Notorious for his perfectionist nature and meticulous attention to detail, Stanley Kubrick’s preparation for Aryan Papers was characteristically tireless and in-depth. In addition to writing a screenplay, he scouted locations throughout Europe and reportedly considered shooting the film in Slovakia and the Czech Republic. “He would very reluctantly have moved himself to Bratislava and to Brno,” Jan Harlan told The Independent. “He wouldn’t have liked that, but it was no pain, no gain in this case. There was no way you could have done these locations in England.”
With a script in place, Kubrick began searching for his cast. Among those in consideration was Dutch actress Johanna ter Steege, whom Kubrick phoned to discuss the project. “He asked me several questions about the films I had done – very specific questions,” she remembers. Their conversation led to a meeting at Kubrick’s home in England, where they spoke about various subjects and did camera tests. “Let’s open a bottle of champagne because you’ve got the part,” Kubrick reportedly told the actress. Returning to Holland and thrilled about the opportunity she’d been offered, Johanna ter Steege waited for updates on the project. But her excitement turned to devastation upon receiving news regarding Aryan Papers‘ development.
Seven months after securing her role in Aryan Papers, Johanna ter Steege was told Stanley Kubrick was shelving the film. Recalling the actress’ reaction, Jan Harlan likened her disappointment to that of a talented musician realizing she had suddenly lost the opportunity to play at Carnegie Hall. Having missed out on what could’ve been a career-changing role and a chance to work with one of history’s greatest filmmakers, Johanna ter Steege didn’t discuss Aryan Papers for years, but she stayed in touch with Harlan and Kubrick’s family after he died in 1999. A critical factor preventing Aryan Papers from moving forward was Steven Spielberg‘s Schindler’s List, which began filming in early 1993 as Kubrick was nearing production. Along with his studio backer, Warner Bros., Kubrick was concerned that his film would bear too much resemblance to Spielberg’s, and he was wary about whether audiences could endure and embrace back-to-back dramas depicting the Holocaust.

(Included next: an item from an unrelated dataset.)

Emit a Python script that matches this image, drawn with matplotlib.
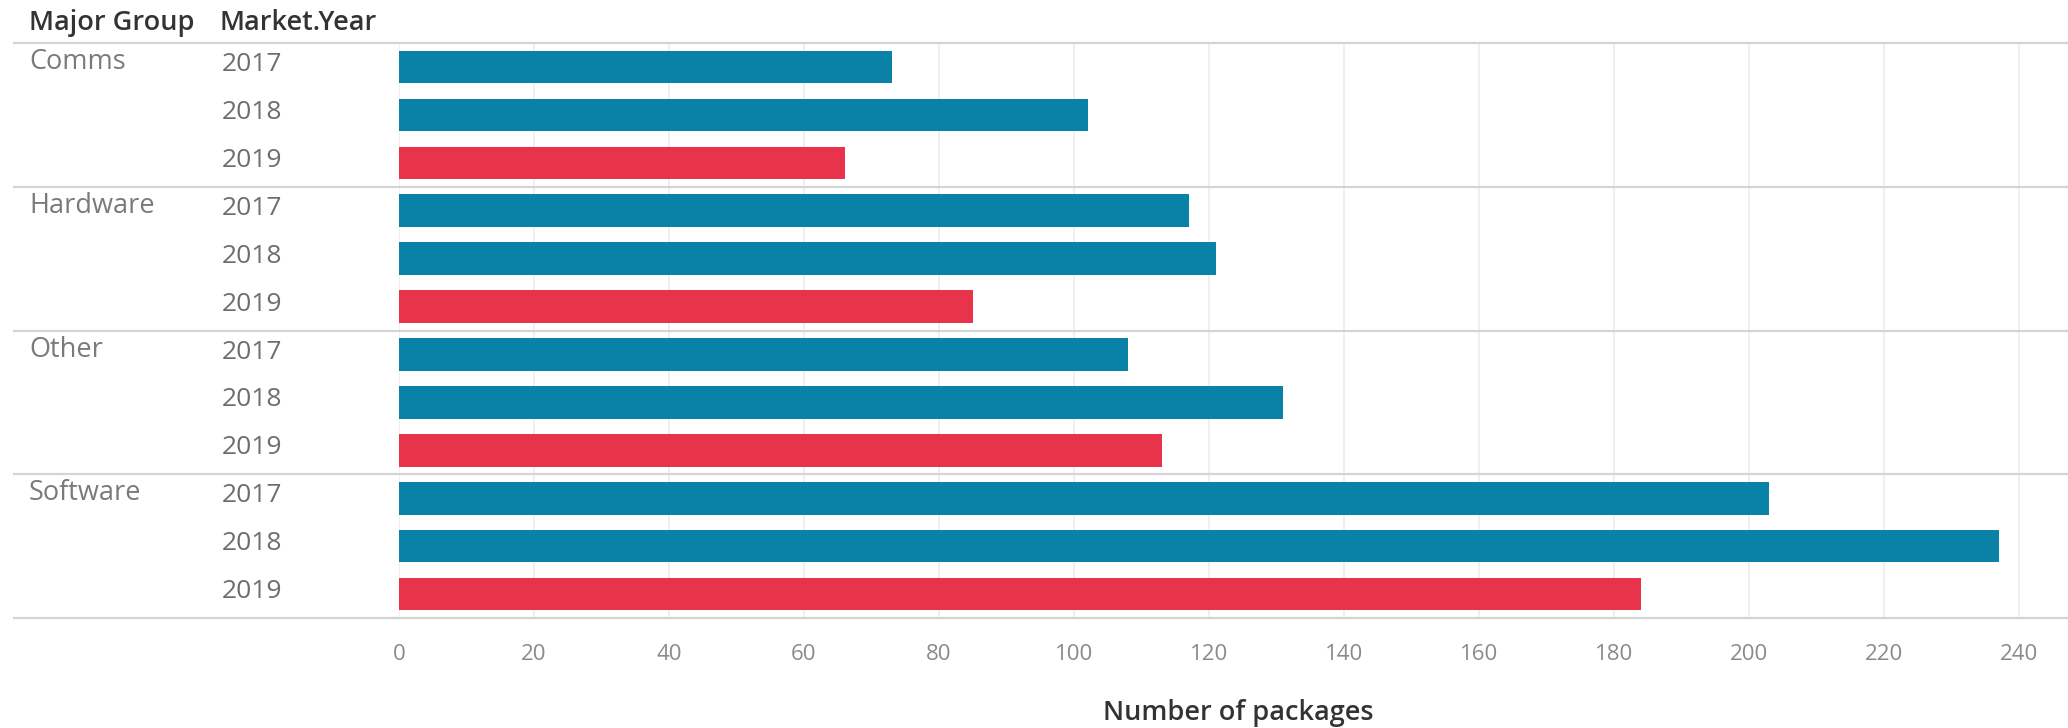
import matplotlib
matplotlib.use("Agg")
import matplotlib.pyplot as plt
from matplotlib.transforms import blended_transform_factory
from matplotlib.lines import Line2D

# Data
groups = ["Comms", "Hardware", "Other", "Software"]
years = ["2017", "2018", "2019"]
comms = [73, 102, 66]
hardware = [117, 121, 85]
other = [108, 131, 113]
software = [203, 237, 184]
x_ticks = list(range(0, 241, 20))

values = [comms, hardware, other, software]

BLUE = "#0A82A8"
RED = "#E8344A"
FONT = "Open Sans"

W, H = 2068, 728
fig = plt.figure(figsize=(W / 100, H / 100), dpi=100)
fig.patch.set_facecolor("white")

# Plot area in pixel terms
left_px, top_px, bottom_px = 399, 43, 618
ax = fig.add_axes([left_px / W, 1 - bottom_px / H, (W - left_px) / W,
                   (bottom_px - top_px) / H])

n_rows = len(groups) * len(years)
for gi, g in enumerate(groups):
    for yi, yr in enumerate(years):
        r = gi * len(years) + yi
        color = RED if yr == "2019" else BLUE
        ax.barh(r, values[gi][yi], height=0.68, color=color, zorder=3)

ax.set_ylim(n_rows - 0.5, -0.5)
ax.set_xlim(0, (W - left_px) / 6.75)
ax.set_xticks(x_ticks)
ax.set_xticklabels([str(t) for t in x_ticks], fontsize=16, color="#8a8a8a",
                   family=FONT)
ax.tick_params(axis="x", length=0, pad=19)
ax.set_yticks([])
for s in ax.spines.values():
    s.set_visible(False)
ax.grid(axis="x", color="#ececec", linewidth=1.2, zorder=0)

# Row headers and separators
tr = blended_transform_factory(fig.transFigure, ax.transData)
for gi, g in enumerate(groups):
    base = gi * len(years)
    ax.text(29 / W, base - 0.1, g, transform=tr, fontsize=19.5, color="#7a7a7a",
            family=FONT, va="center", ha="left", clip_on=False)
    for yi, yr in enumerate(years):
        ax.text(222 / W, base + yi - 0.05, yr, transform=tr, fontsize=19,
                color="#6e6e6e", family=FONT, va="center", ha="left",
                clip_on=False)

for yline in [-0.5, 2.5, 5.5, 8.5, 11.5]:
    ax.add_line(Line2D([14 / W, 1.0], [yline, yline], transform=tr,
                       color="#d4d4d4", linewidth=1.6, clip_on=False, zorder=4))

# Column headers
fig.text(29 / W, 1 - 23 / H, "Major Group", fontsize=19.5, fontweight="semibold",
         color="#333333", family=FONT, va="center", ha="left")
fig.text(220 / W, 1 - 23 / H, "Market.Year", fontsize=19.5, fontweight="semibold",
         color="#333333", family=FONT, va="center", ha="left")

# Axis title
fig.text(1238 / W, 1 - 713 / H, "Number of packages", fontsize=19.5,
         fontweight="semibold", color="#333333", family=FONT,
         va="center", ha="center")

fig.savefig("out.png", dpi=100, facecolor="white")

Spielberg’s rival film wasn’t the sole reason behind Aryan Papers‘ demise, as Kubrick’s extensive research and immersion into the Holocaust left him feeling melancholic and questioning whether any film or filmmaker could do the subject justice. Kubrick’s widow Christiane remembers, “He felt it just couldn’t be told. He became very depressed during the preparations, and I was glad when he gave up on it because it was really taking its toll.” Echoing the sentiment, Jan Harlan said Aryan Papers would’ve been “a very silent film, a very serious film. It’s a big, risky topic.” While filmmaker Luca Guadagnino has since tried his hand at adapting Louis Begley’s novel, Aryan Papers has yet to see the light of day, and one can only speculate about what Kubrick could’ve brought to the material. Considering his well-earned reputation as an assured cinematic trailblazer, it’s sobering to think that even a genius of his caliber experienced moments of self-doubt, hesitance, and emotional turmoil regarding a project.